Suffering & Sweetness

Full of suffering:
A lingering dissatisfaction
And an ongoing attempt
To stack the cards,
To win the game,
To get “my way
You’ll never get it.
The last perfect scoop of sand
–A beautiful sandcastle
My perfect creation!!!
10 seconds later
The wave washes it away
–A heap of sand

The Buddha taught for over 4 decades. He traveled all around India, spreading the Dharma. He went on foot, had few possessions, and was homeless. Despite years of teaching, traveling, poverty, and old age, he said late in his life that there was great sweetness in the world and he could understand wanting to live for another century. Where do you find such sweetness and warm affirmation? In your things? In your perfectly collected set of entertainment and schemed circumstances–the perfect friends, job, life??? Is it external? Do you have it at all?

One who knows others is intelligent
One who knows himself is enlightened

One who conquers others is strong
One who conquers himself is all-powerful

One who approaches life with force
     surely gets something
One who remains content where he is
     surely gets everything

One who gives himself to his position
     surely lives long
One who gives himself to Tao
     surely lives forever
— Tao Te Ching verse 33, trans. Jonathan Star


3 Comments (+add yours?)

  1. Ray Yanek
    Mar 20, 2015 @ 19:44:19

    I have to be honest…there are so many good things on this blog that I’m not sure where I should begin giving these posts the thought and reflection they deserve. My feeling though, is that I should start with this one. I see and feel that lingering sense of dissatisfaction all around me sometimes. It feels almost like two buckets of sand that I’ve been carrying with me for no good reason down this path.

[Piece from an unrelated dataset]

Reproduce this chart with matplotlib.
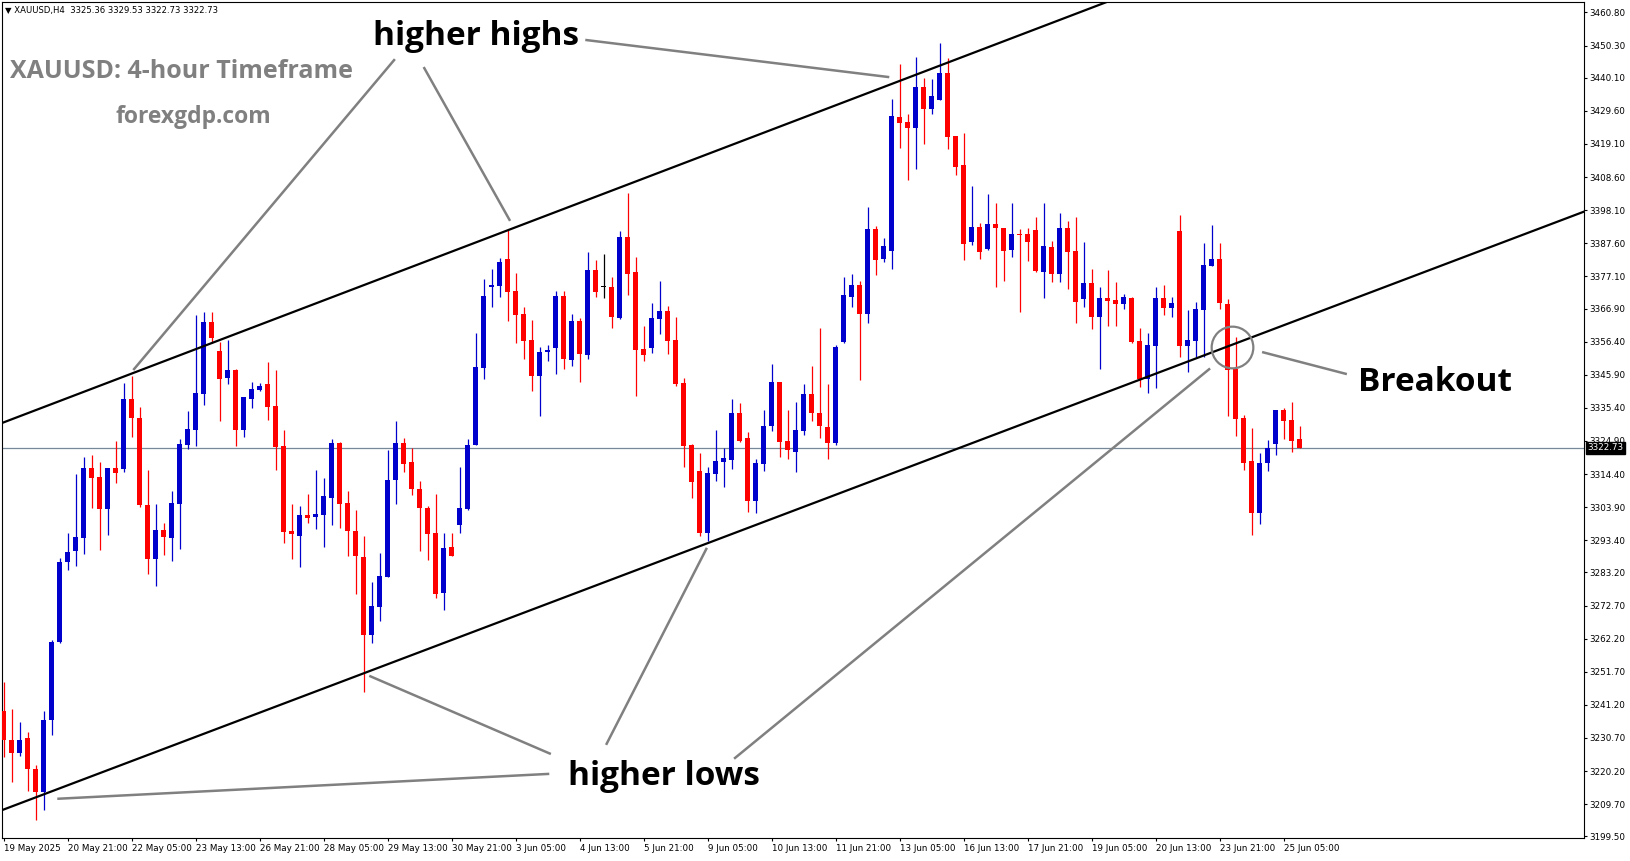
import numpy as np
import matplotlib.pyplot as plt
from matplotlib.transforms import blended_transform_factory

# XAUUSD H4 candles, 19 May 2025 13:00 .. 25 Jun 2025 13:00
opens = [3239.3, 3230.0, 3226.0, 3230.6, 3221.0, 3213.7, 3236.4, 3261.0, 3286.4, 3290.0,
         3294.2, 3316.4, 3313.6, 3303.3, 3316.4, 3316.0, 3338.2, 3332.1, 3304.6, 3287.5,
         3296.7, 3294.2, 3304.9, 3323.6, 3328.4, 3339.8, 3362.6, 3353.4, 3345.0, 3347.4,
         3328.4, 3338.2, 3341.1, 3343.0, 3336.0, 3323.3, 3296.3, 3294.9, 3301.4, 3300.9,
         3301.4, 3306.9, 3324.1, 3305.1, 3296.3, 3288.0, 3263.4, 3272.3, 3281.8, 3312.5,
         3324.1, 3318.1, 3309.6, 3303.5, 3295.6, 3276.8, 3291.3, 3298.2, 3303.2, 3323.6,
         3348.1, 3373.8, 3374.1, 3382.6, 3372.5, 3365.2, 3356.9, 3345.5, 3353.2, 3354.5,
         3370.9, 3350.6, 3363.0, 3352.2, 3379.1, 3373.6, 3373.6, 3364.0, 3389.5, 3378.4,
         3354.1, 3354.5, 3363.6, 3366.1, 3356.9, 3343.4, 3323.6, 3315.4, 3295.8, 3314.4,
         3318.3, 3318.9, 3333.9, 3325.9, 3305.9, 3317.6, 3329.6, 3343.7, 3324.9, 3321.5,
         3328.2, 3339.8, 3333.7, 3329.2, 3324.1, 3356.4, 3370.7, 3374.4, 3365.2, 3392.1,
         3382.6, 3385.3, 3427.5, 3426.0, 3424.3, 3437.1, 3430.2, 3433.0, 3441.7, 3421.6,
         3412.4, 3387.9, 3392.9, 3385.7, 3393.7, 3392.3, 3385.5, 3390.5, 3390.5, 3391.8,
         3378.4, 3386.5, 3377.9, 3392.5, 3385.3, 3369.8, 3374.9, 3364.3, 3370.1, 3369.6,
         3368.2, 3370.1, 3356.6, 3344.4, 3355.1, 3370.1, 3367.2, 3391.5, 3355.1, 3356.7,
         3366.4, 3380.5, 3382.5, 3368.2, 3347.6, 3332.1, 3318.5, 3301.9, 3317.8, 3323.9,
         3334.7, 3331.5, 3325.36]
highs = [3248.5, 3239.9, 3235.9, 3232.7, 3222.0, 3239.3, 3261.8, 3287.7, 3295.8, 3314.4,
         3319.7, 3320.4, 3318.2, 3316.4, 3325.0, 3343.2, 3345.6, 3335.6, 3315.7, 3304.9,
         3298.9, 3309.0, 3325.4, 3334.4, 3364.8, 3365.7, 3365.7, 3356.4, 3356.9, 3347.7,
         3338.9, 3343.6, 3343.2, 3349.9, 3347.4, 3328.4, 3304.9, 3304.2, 3308.0, 3315.7,
         3313.3, 3325.5, 3324.7, 3309.0, 3303.0, 3294.8, 3280.3, 3289.5, 3322.0, 3331.3,
         3325.7, 3322.6, 3312.2, 3304.3, 3308.1, 3295.8, 3295.8, 3316.7, 3325.4, 3359.0,
         3376.3, 3379.4, 3382.8, 3392.0, 3378.3, 3367.5, 3363.3, 3354.8, 3355.3, 3372.5,
         3372.5, 3365.2, 3364.0, 3384.9, 3382.3, 3384.2, 3377.0, 3391.5, 3403.6, 3383.1,
         3361.5, 3368.8, 3375.7, 3367.7, 3364.3, 3345.0, 3323.8, 3321.2, 3316.5, 3328.4,
         3322.6, 3338.2, 3337.0, 3327.8, 3319.1, 3334.7, 3349.3, 3343.7, 3334.7, 3337.4,
         3343.0, 3348.7, 3360.8, 3343.0, 3355.3, 3376.8, 3377.9, 3375.6, 3399.2, 3393.1,
         3389.3, 3433.4, 3444.5, 3428.6, 3446.8, 3439.9, 3439.6, 3451.2, 3446.3, 3421.6,
         3422.7, 3405.9, 3394.1, 3403.2, 3400.5, 3392.3, 3400.3, 3392.0, 3392.5, 3396.0,
         3400.3, 3388.4, 3397.1, 3394.7, 3396.0, 3387.9, 3379.3, 3373.6, 3379.1, 3375.2,
         3371.4, 3370.5, 3360.6, 3359.0, 3373.6, 3374.3, 3370.5, 3396.6, 3366.4, 3368.9,
         3387.8, 3393.4, 3387.8, 3369.9, 3358.0, 3333.1, 3328.9, 3321.0, 3325.2, 3334.7,
         3335.2, 3337.4, 3329.53]
lows = [3224.5, 3216.8, 3225.0, 3214.0, 3204.7, 3207.8, 3231.6, 3260.7, 3284.0, 3285.2,
        3289.0, 3303.7, 3290.3, 3295.1, 3311.7, 3315.2, 3326.0, 3304.0, 3282.7, 3279.0,
        3288.7, 3286.9, 3290.6, 3322.4, 3323.4, 3336.3, 3355.9, 3331.2, 3343.0, 3323.4,
        3326.3, 3335.5, 3340.8, 3331.5, 3315.7, 3292.4, 3287.5, 3285.0, 3299.0, 3297.0,
        3291.4, 3298.2, 3297.4, 3288.4, 3276.4, 3245.4, 3260.9, 3267.9, 3281.8, 3304.8,
        3315.2, 3307.8, 3290.1, 3287.1, 3275.0, 3271.3, 3288.5, 3295.8, 3303.0, 3323.6,
        3344.4, 3367.5, 3370.7, 3363.0, 3356.1, 3350.9, 3340.9, 3332.9, 3350.4, 3346.1,
        3347.7, 3348.8, 3343.7, 3350.9, 3370.7, 3370.3, 3360.8, 3363.6, 3371.2, 3339.3,
        3350.3, 3352.7, 3358.8, 3352.5, 3342.4, 3316.5, 3306.9, 3294.9, 3293.2, 3312.2,
        3310.4, 3315.9, 3324.7, 3302.5, 3301.9, 3315.5, 3328.2, 3319.9, 3319.2, 3315.2,
        3326.8, 3331.3, 3325.9, 3319.2, 3323.6, 3356.1, 3367.5, 3344.2, 3362.4, 3377.5,
        3381.8, 3379.4, 3417.9, 3407.7, 3411.2, 3419.1, 3428.6, 3433.0, 3417.5, 3409.3,
        3382.3, 3387.1, 3382.5, 3385.5, 3373.6, 3375.6, 3383.1, 3365.7, 3382.1, 3378.6,
        3370.1, 3375.4, 3375.2, 3373.1, 3362.2, 3367.5, 3360.3, 3347.6, 3361.5, 3361.5,
        3366.6, 3356.1, 3342.1, 3340.2, 3341.8, 3364.9, 3364.3, 3351.6, 3346.9, 3351.4,
        3351.6, 3380.5, 3366.9, 3332.8, 3326.5, 3315.7, 3295.1, 3298.6, 3315.5, 3320.4,
        3325.5, 3321.5, 3322.73]
closes = [3230.0, 3226.0, 3230.0, 3221.0, 3213.7, 3236.4, 3261.2, 3286.6, 3289.8, 3294.5,
          3316.4, 3313.3, 3303.3, 3316.4, 3314.8, 3338.2, 3332.3, 3304.6, 3287.5, 3296.7,
          3294.5, 3305.1, 3323.8, 3328.7, 3340.1, 3362.6, 3357.4, 3344.6, 3347.4, 3328.4,
          3338.7, 3341.4, 3342.3, 3335.8, 3323.1, 3296.1, 3295.3, 3301.4, 3300.4, 3301.7,
          3307.4, 3324.1, 3304.9, 3296.3, 3288.4, 3263.4, 3272.5, 3282.0, 3312.5, 3324.1,
          3317.5, 3309.7, 3303.7, 3295.4, 3276.4, 3291.0, 3288.5, 3303.7, 3323.6, 3348.2,
          3370.9, 3374.4, 3381.8, 3372.3, 3364.8, 3356.7, 3345.5, 3353.1, 3353.7, 3370.9,
          3350.9, 3363.0, 3352.5, 3379.1, 3372.3, 3373.6, 3364.1, 3389.5, 3377.8, 3353.7,
          3352.2, 3364.0, 3366.1, 3356.7, 3343.0, 3323.4, 3312.0, 3295.8, 3314.8, 3318.5,
          3319.6, 3333.9, 3324.9, 3305.9, 3318.0, 3329.6, 3343.7, 3324.7, 3322.0, 3328.4,
          3339.8, 3333.7, 3329.8, 3324.1, 3354.8, 3371.2, 3374.4, 3365.2, 3392.1, 3382.3,
          3386.7, 3428.0, 3425.9, 3424.3, 3437.1, 3430.2, 3434.3, 3441.7, 3421.2, 3411.7,
          3387.4, 3392.9, 3384.7, 3393.7, 3392.3, 3385.1, 3390.5, 3390.3, 3388.1, 3378.8,
          3386.7, 3377.9, 3392.5, 3384.9, 3369.1, 3374.9, 3364.3, 3370.1, 3369.4, 3368.2,
          3370.5, 3356.4, 3344.5, 3355.3, 3370.1, 3367.2, 3368.6, 3355.1, 3356.9, 3366.7,
          3380.7, 3382.5, 3368.8, 3347.4, 3331.9, 3318.0, 3301.9, 3317.8, 3322.6, 3334.7,
          3331.3, 3325.0, 3322.73]

# time axis labels, one every 8 bars
date_labels = ["19 May 2025", "20 May 21:00", "22 May 05:00", "23 May 13:00", "26 May 21:00",
               "28 May 05:00", "29 May 13:00", "30 May 21:00", "3 Jun 05:00", "4 Jun 13:00",
               "5 Jun 21:00", "9 Jun 05:00", "10 Jun 13:00", "11 Jun 21:00", "13 Jun 05:00",
               "16 Jun 13:00", "17 Jun 21:00", "19 Jun 05:00", "20 Jun 13:00", "23 Jun 21:00",
               "25 Jun 05:00"]
price_ticks = [3460.80, 3450.30, 3440.10, 3429.60, 3419.10, 3408.60, 3398.10, 3387.60,
               3377.10, 3366.90, 3356.40, 3345.90, 3335.40, 3324.90, 3314.40, 3303.90,
               3293.40, 3283.20, 3272.70, 3262.20, 3251.70, 3241.20, 3230.70, 3220.20,
               3209.70, 3199.50]
last_price = 3322.73

# channel lines (price at bar 0, slope per bar)
upper_channel = (3330.8, 0.967)
lower_channel = (3208.0, 0.960)

# annotation leader lines: (bar0, price0, bar1, price1)
hh_lines = [(48.9, 3446.0, 16.2, 3347.4), (52.5, 3443.5, 63.3, 3394.7), (72.7, 3452.1, 110.7, 3440.3)]
hl_lines = [(68.2, 3219.3, 6.7, 3211.4), (68.4, 3225.6, 45.7, 3250.4),
            (75.3, 3228.5, 87.9, 3291.0), (91.3, 3224.1, 150.8, 3347.9)]
bo_lines = [(167.9, 3346.1, 157.3, 3353.1)]
breakout_point = (153.5, 3354.8)

W, H = 1631, 861
fig = plt.figure(figsize=(W / 100, H / 100), dpi=100)
ax = fig.add_axes([2 / W, 1 - 838 / H, 1582 / W, 836 / H])

x = np.arange(len(opens))
o = np.array(opens)
c = np.array(closes)
colors = np.where(c > o, '#0000cd', np.where(c < o, '#ff0000', '#000000'))
bottoms = np.minimum(o, c)
heights = np.maximum(np.abs(c - o), 0.35)

ax.vlines(x, lows, highs, colors=colors, lw=0.9, zorder=3)
ax.bar(x, heights, width=0.62, bottom=bottoms, color=colors, linewidth=0, zorder=4)

# current price line
ax.axhline(last_price, color='#778899', lw=0.9, zorder=2)

# channel
for b, m in [upper_channel, lower_channel]:
    ax.axline((0, b), slope=m, color='black', lw=1.6, zorder=5)

for seg in hh_lines + hl_lines + bo_lines:
    ax.plot([seg[0], seg[2]], [seg[1], seg[3]], color='#808080', lw=1.8,
            solid_capstyle='butt', zorder=6)

ax.plot(*breakout_point, 'o', ms=30, mfc='none', mec='#808080', mew=1.6, zorder=6)

font = 'Open Sans'
ax.text(59.0, 3453.3, 'higher highs', fontsize=24, fontweight='bold', family=font,
        ha='center', va='center', zorder=7)
ax.text(82.5, 3218.6, 'higher lows', fontsize=24, fontweight='bold', family=font,
        ha='center', va='center', zorder=7)
ax.text(178.9, 3343.3, 'Breakout', fontsize=24, fontweight='bold', family=font,
        ha='center', va='center', zorder=7)

fig.text(182 / W, 1 - 71 / H, 'XAUUSD: 4-hour Timeframe', fontsize=18, fontweight='bold',
         family=font, color='#808080', ha='center', va='center')
fig.text(193 / W, 1 - 117 / H, 'forexgdp.com', fontsize=16.5, fontweight='bold',
         family=font, color='#808080', ha='center', va='center')
fig.text(5 / W, 1 - 11 / H, '\u25bc XAUUSD,H4  3325.36 3329.53 3322.73 3322.73',
         fontsize=6.1, ha='left', va='center')

ax.set_xlim(-0.21, 197.54)
ax.set_ylim(3198.96, 3464.13)

ax.set_xticks(np.arange(len(date_labels)) * 8)
ax.set_xticklabels(date_labels)
for lab in ax.get_xticklabels():
    lab.set_horizontalalignment('left')
ax.yaxis.tick_right()
ax.set_yticks(price_ticks)
ax.set_yticklabels([f'{p:.2f}' for p in price_ticks])
ax.tick_params(axis='both', labelsize=6.3, length=2.5, width=0.8, direction='out', pad=1.5)
for sp in ax.spines.values():
    sp.set_linewidth(0.8)

tr = blended_transform_factory(ax.transAxes, ax.transData)
ax.text(1.002, last_price, f'{last_price:.2f}', transform=tr, fontsize=6.3, color='white',
        ha='left', va='center', zorder=10, clip_on=False,
        bbox=dict(boxstyle='square,pad=0.15', fc='black', ec='black'))

fig.savefig('out.png', dpi=100)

    So yeah, I’ll start with that…. 🙂

    Again, very thought provoking posts here. Really enjoying it.

    Liked by 1 person


    • zeuslyone
      Mar 20, 2015 @ 19:52:56

      Thank you, Ray. I appreciate the positive general support of the blog and the more focused comment on this post. I’m glad that this is thought provoking for you. It’s a wonderful feeling when minds meet.
      The interesting thing about “suffering” as I talk about it here is that I’m grabbing onto the Buddhist term “dukkha” which apparently translates poorly into English with “suffering”. That general sense of dissatisfaction you mention is a bit closer, but it’s hard to express that in one word or even briefly. I’d love to hear any further thoughts/experiences that are coming up for you. Keep walking, friend!